--- Directive ---
Count each line in which the word "React" appears. Reply with the total and nothing more.

--- Data ---
────

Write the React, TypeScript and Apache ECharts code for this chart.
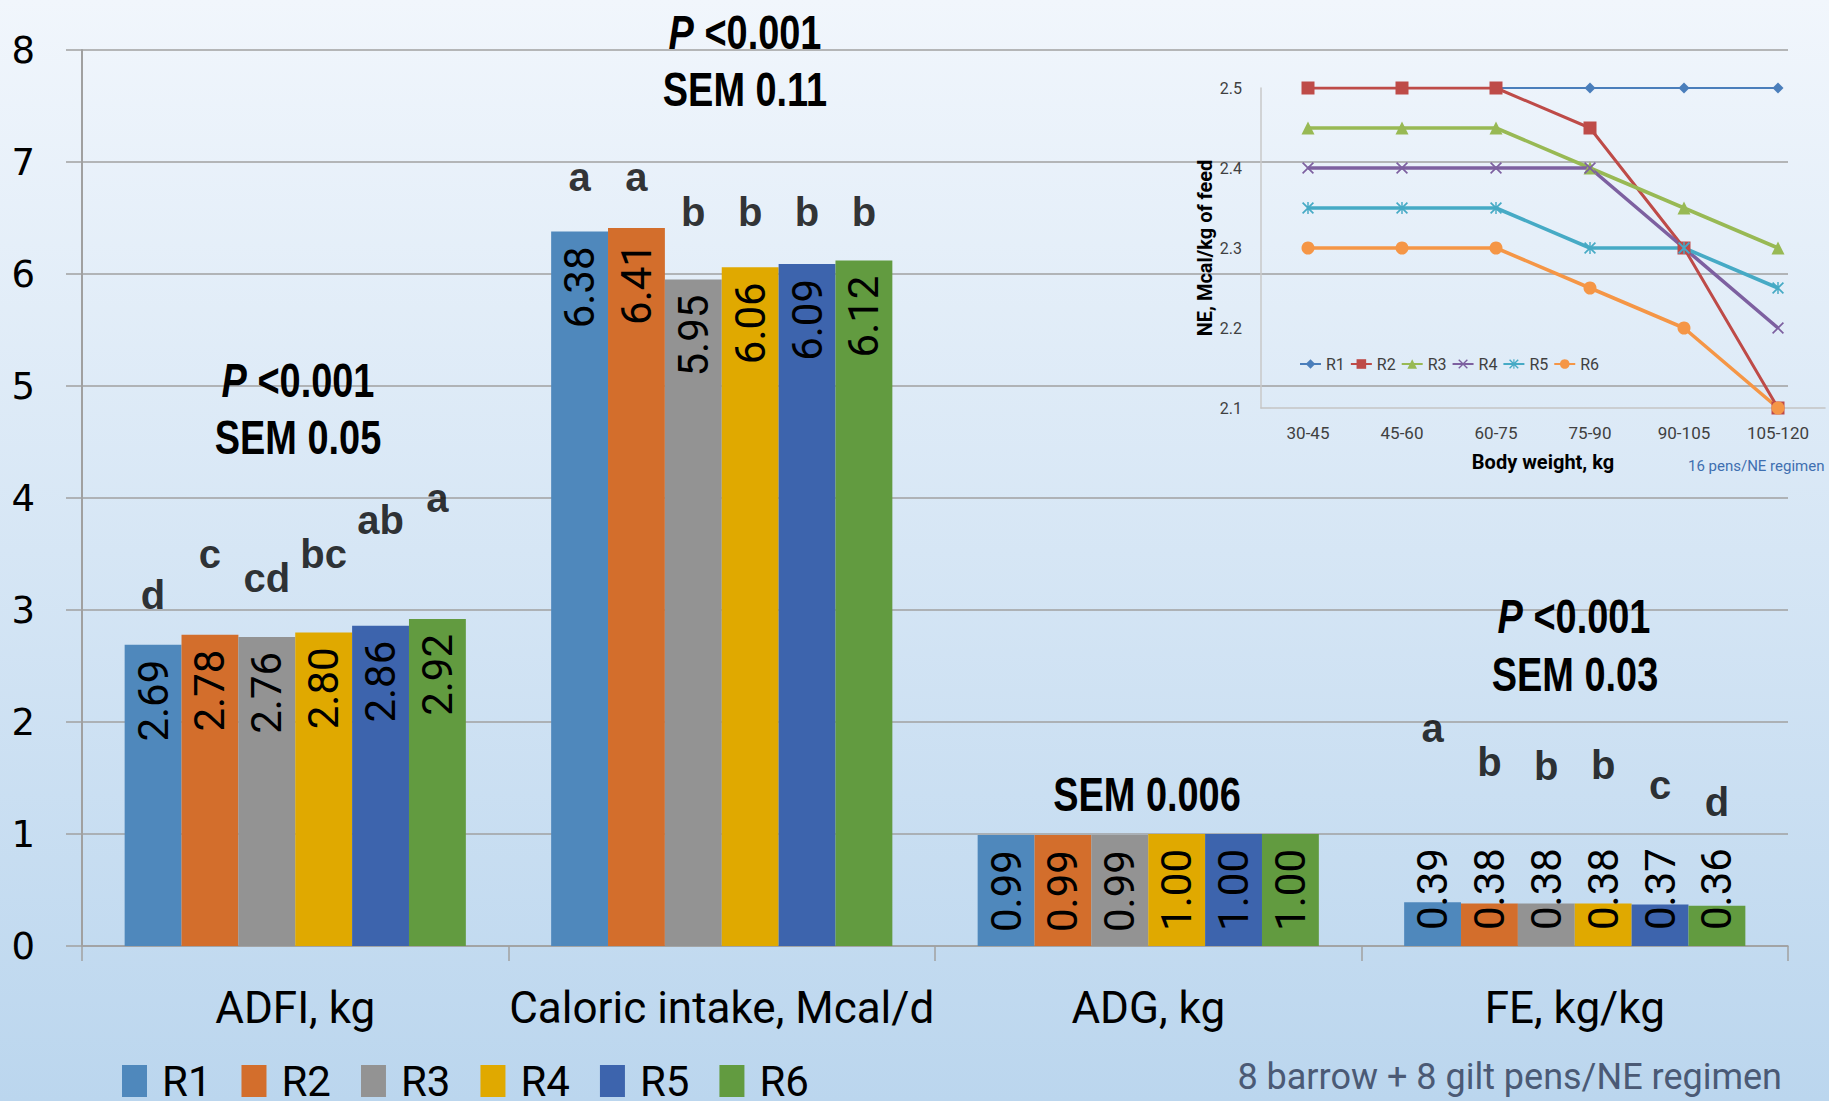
import React, { useEffect, useRef } from 'react';
import * as echarts from 'echarts';

// ---------- Main bar chart data ----------
const categories = ['ADFI, kg', 'Caloric intake, Mcal/d', 'ADG, kg', 'FE, kg/kg'];
const regimens = ['R1', 'R2', 'R3', 'R4', 'R5', 'R6'];
const adfi = [2.69, 2.78, 2.76, 2.8, 2.86, 2.92];
const caloric = [6.38, 6.41, 5.95, 6.06, 6.09, 6.12];
const adg = [0.99, 0.99, 0.99, 1.0, 1.0, 1.0];
const fe = [0.39, 0.38, 0.38, 0.38, 0.37, 0.36];
const yTicks = { min: 0, max: 8, interval: 1 };

// significance letters (per regimen) and their heights on the value axis
const adfiLetters = ['d', 'c', 'cd', 'bc', 'ab', 'a'];
const adfiLetterY = [3.13, 3.5, 3.29, 3.5, 3.8, 4.0];
const caloricLetters = ['a', 'a', 'b', 'b', 'b', 'b'];
const caloricLetterY = [6.87, 6.87, 6.55, 6.55, 6.55, 6.55];
const feLetters = ['a', 'b', 'b', 'b', 'c', 'd'];
const feLetterY = [1.95, 1.64, 1.61, 1.62, 1.44, 1.29];

// ---------- Inset line chart data ----------
const weightClasses = ['30-45', '45-60', '60-75', '75-90', '90-105', '105-120'];
const neR1 = [2.5, 2.5, 2.5, 2.5, 2.5, 2.5];
const neR2 = [2.5, 2.5, 2.5, 2.45, 2.3, 2.1];
const neR3 = [2.45, 2.45, 2.45, 2.4, 2.35, 2.3];
const neR4 = [2.4, 2.4, 2.4, 2.4, 2.3, 2.2];
const neR5 = [2.35, 2.35, 2.35, 2.3, 2.3, 2.25];
const neR6 = [2.3, 2.3, 2.3, 2.25, 2.2, 2.1];
const neSeries = [neR1, neR2, neR3, neR4, neR5, neR6];

// ---------- Styles ----------
const barColors = ['#4f88bc', '#d36e2c', '#939393', '#e0a900', '#3d64ad', '#629b40'];
const lineColors = ['#4a7ebb', '#be4b48', '#98b954', '#7d60a0', '#46aac5', '#f59646'];
const X_PATH = 'path://M1,0L5,4L9,0L10,1L6,5L10,9L9,10L5,6L1,10L0,9L4,5L0,1Z';
const STAR_PATH = 'path://M1,0L5,4L9,0L10,1L6,5L10,9L9,10L5,6L1,10L0,9L4,5L0,1ZM4.4,0L5.6,0L5.6,10L4.4,10Z';
const lineSymbols = ['diamond', 'rect', 'triangle', X_PATH, STAR_PATH, 'circle'];
const lineSymbolSizes = [11, 13, 13, 12, 12, 13];
const lineWidths = [2, 3, 3.6, 3.6, 3.6, 3.6];

const barCenter = (cat: number, i: number) => cat + 0.1 + (i + 0.5) * (0.8 / 6);

export default function App() {
  const ref = useRef<HTMLDivElement>(null);
  useEffect(() => {
    if (!ref.current) return;
    const chart = echarts.init(ref.current, undefined, { renderer: 'svg' });

    const barSeries = regimens.map((r, i) => ({
      name: r,
      type: 'bar',
      xAxisIndex: 0,
      yAxisIndex: 0,
      barGap: '0%',
      barCategoryGap: '20%',
      itemStyle: { color: barColors[i] },
      label: {
        show: true,
        position: 'insideTop',
        distance: 15,
        rotate: 90,
        align: 'right',
        verticalAlign: 'middle',
        fontSize: 42,
        fontFamily: 'Roboto',
        color: '#000',
        formatter: (p: any) => Number(p.value).toFixed(2),
      },
      data: [
        adfi[i],
        caloric[i],
        adg[i],
        { value: fe[i], label: { position: 'insideBottom', align: 'left', distance: 16 } },
      ],
    }));

    const letterData: any[] = [];
    regimens.forEach((_, i) => {
      letterData.push({ value: [barCenter(0, i), adfiLetterY[i]], letter: adfiLetters[i] });
      letterData.push({ value: [barCenter(1, i), caloricLetterY[i]], letter: caloricLetters[i] });
      letterData.push({ value: [barCenter(3, i), feLetterY[i]], letter: feLetters[i] });
    });

    const lineSeries = regimens.map((r, i) => ({
      name: 'NE ' + r,
      type: 'line',
      xAxisIndex: 2,
      yAxisIndex: 1,
      data: neSeries[i],
      symbol: lineSymbols[i],
      symbolSize: lineSymbolSizes[i],
      lineStyle: { width: lineWidths[i], color: lineColors[i] },
      itemStyle: { color: lineColors[i] },
    }));

    const richP = {
      i: { fontStyle: 'italic', fontWeight: 'bold', fontSize: 48, fontFamily: 'Liberation Sans', fill: '#000' },
    };
    const annot = (x: number, y: number, text: string) => ({
      type: 'text',
      x,
      y,
      scaleX: 0.79,
      z: 20,
      style: {
        text,
        fontSize: 48,
        fontWeight: 'bold',
        fontFamily: 'Liberation Sans',
        fill: '#000',
        align: 'center',
        verticalAlign: 'middle',
        rich: richP,
      },
    });

    chart.setOption({
      animation: false,
      backgroundColor: 'transparent',
      textStyle: { fontFamily: 'Roboto' },
      grid: [
        { left: 82, right: 41, top: 50, bottom: 155 },
        { left: 1261, right: 4, top: 88, bottom: 693 },
      ],
      xAxis: [
        {
          type: 'category',
          gridIndex: 0,
          data: categories,
          axisLine: { lineStyle: { color: '#a0a0a0', width: 1.5 } },
          axisTick: { show: true, length: 15, lineStyle: { color: '#a0a0a0', width: 1.5 } },
          axisLabel: { interval: 0, fontSize: 44, color: '#000', margin: 40, fontFamily: 'Roboto' },
        },
        { type: 'value', gridIndex: 0, min: 0, max: 4, show: false },
        {
          type: 'category',
          gridIndex: 1,
          data: weightClasses,
          axisLine: { lineStyle: { color: '#c4c4c4', width: 1.5 } },
          axisTick: { show: false },
          axisLabel: { interval: 0, fontSize: 17, color: '#404040', margin: 16 },
          name: 'Body weight, kg',
          nameLocation: 'middle',
          nameGap: 44,
          nameTextStyle: { fontSize: 20, fontWeight: 'bold', color: '#000' },
        },
      ],
      yAxis: [
        {
          type: 'value',
          gridIndex: 0,
          min: yTicks.min,
          max: yTicks.max,
          interval: yTicks.interval,
          axisLine: { show: true, lineStyle: { color: '#a0a0a0', width: 2 } },
          axisTick: { show: true, length: 16, lineStyle: { color: '#a0a0a0', width: 1.5 } },
          splitLine: { lineStyle: { color: '#a0a0a0', width: 1.5 } },
          axisLabel: { fontSize: 37, fontFamily: 'DejaVu Sans', color: '#000', margin: 47 },
        },
        {
          type: 'value',
          gridIndex: 1,
          min: 2.1,
          max: 2.5,
          interval: 0.1,
          axisLine: { show: true, lineStyle: { color: '#c8c8c8', width: 1.5 } },
          axisTick: { show: false },
          splitLine: { show: false },
          axisLabel: { fontSize: 16, color: '#404040', margin: 19, formatter: (v: number) => v.toFixed(1) },
          name: 'NE, Mcal/kg of feed',
          nameLocation: 'middle',
          nameGap: 46,
          nameTextStyle: { fontSize: 20, fontWeight: 'bold', color: '#000' },
        },
      ],
      legend: [
        {
          data: regimens,
          left: 117,
          top: 1055,
          icon: 'rect',
          itemWidth: 25,
          itemHeight: 32,
          itemGap: 30,
          textStyle: { fontSize: 42, lineHeight: 42, color: '#000', fontFamily: 'Roboto', padding: [0, 0, 0, 10] },
        },
        {
          data: regimens.map((r) => 'NE ' + r),
          formatter: (n: string) => n.replace('NE ', ''),
          left: 1294,
          top: 351,
          itemWidth: 21,
          itemHeight: 12,
          itemGap: 5,
          textStyle: { fontSize: 16, color: '#404040', fontFamily: 'Roboto' },
        },
      ],
      graphic: [
        annot(298, 380, '{i|P} <0.001'),
        annot(298, 437, 'SEM 0.05'),
        annot(745, 32, '{i|P} <0.001'),
        annot(745, 89, 'SEM 0.11'),
        annot(1147, 794, 'SEM 0.006'),
        annot(1574, 616, '{i|P} <0.001'),
        annot(1575, 674, 'SEM 0.03'),
        {
          type: 'text',
          x: 1782,
          y: 1077,
          style: {
            text: '8 barrow + 8 gilt pens/NE regimen',
            fontSize: 36,
            fontFamily: 'Roboto',
            fill: '#4b5a75',
            align: 'right',
            verticalAlign: 'middle',
          },
        },
        {
          type: 'text',
          x: 1688,
          y: 466,
          style: {
            text: '16 pens/NE regimen',
            fontSize: 15,
            fontFamily: 'Roboto',
            fill: '#3f6fb0',
            align: 'left',
            verticalAlign: 'middle',
          },
        },
      ],
      series: [
        ...barSeries,
        {
          name: 'letters',
          type: 'scatter',
          xAxisIndex: 1,
          yAxisIndex: 0,
          symbolSize: 1,
          silent: true,
          itemStyle: { color: 'rgba(0,0,0,0)' },
          label: {
            show: true,
            position: 'inside',
            formatter: (p: any) => p.data.letter,
            fontSize: 40,
            fontWeight: 'bold',
            fontFamily: 'Liberation Sans',
            color: '#000',
          },
          data: letterData,
        },
        ...lineSeries,
      ],
    });
    return () => chart.dispose();
  }, []);

  return (
    <div
      ref={ref}
      style={{
        position: 'fixed',
        left: 0,
        top: 0,
        width: 1829,
        height: 1101,
        background: 'linear-gradient(180deg, #f1f6fc 0%, #bbd6ee 100%)',
      }}
    />
  );
}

────

--- Result ---
2